Item 5.02 Departure of Directors or Certain Officers; Election of Directors; Appointment of Certain Officers; Compensatory Arrangements of Certain Officers.

(e)

On January 2, 2014, the Board of Directors (the "Board") of the Company approved, with modification, December 18, 2013 recommendations of the Company's Compensation Committee regarding certain Company compensation matters as follows:

1. Karen Zaderej, CEO and Gregory Freitag, CFO and General Counsel, were each awarded a 2013 merit bonus stock grant equal to 6,250 shares of Company Common Stock valued at $4.81 per share, which was the last reported sale price of the Company's common stock on the NASDAQ Capital Market on January 2, 2014.

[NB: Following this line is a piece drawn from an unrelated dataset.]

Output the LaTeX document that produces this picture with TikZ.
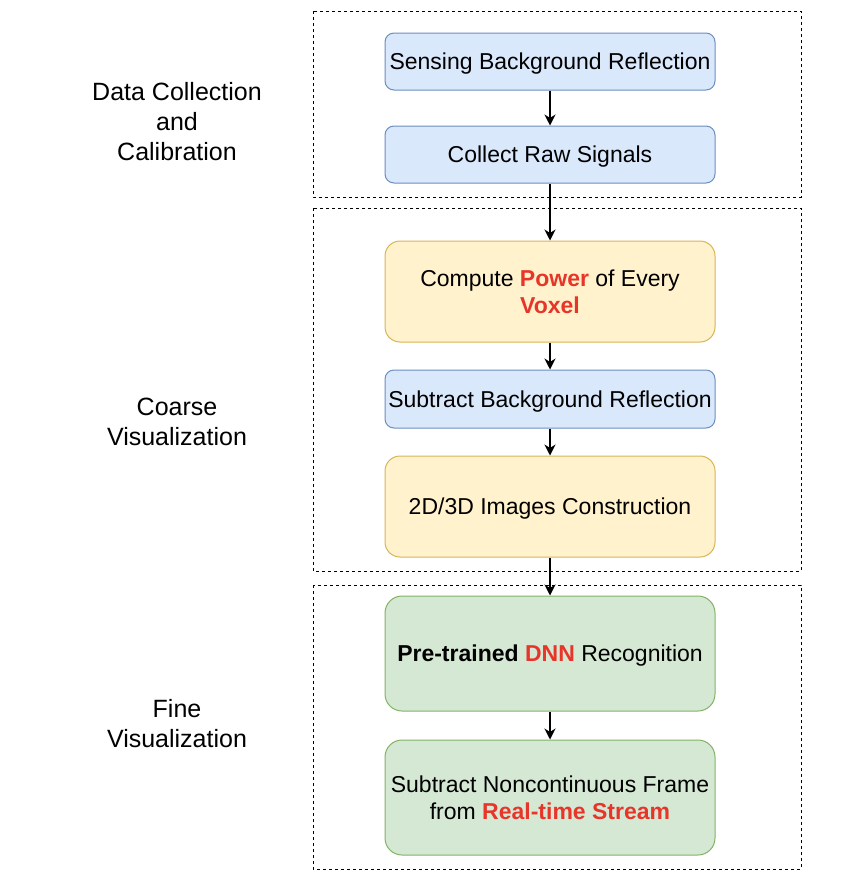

2. 2014 Bonus Award Plan was established for executive officers and certain other officers and managers (collectively the "Participants") based upon meeting certain established corporate key objectives (the "Key Objectives") and a final determination by the Board, in its sole discretion, that any such bonus, and the final amount, is appropriate based upon 2014 performance. The Key Objectives relate to revenue, gross profit margin, cash management and certain operational goals. The amount of any such bonus for a particular eligible Participant is based upon an assigned percentage of such Participant's 2014 base salary. In the event all Key Objectives were met and the Board determined to provide bonuses to the maximum amount, the aggregate obligations would be approximately $510,000.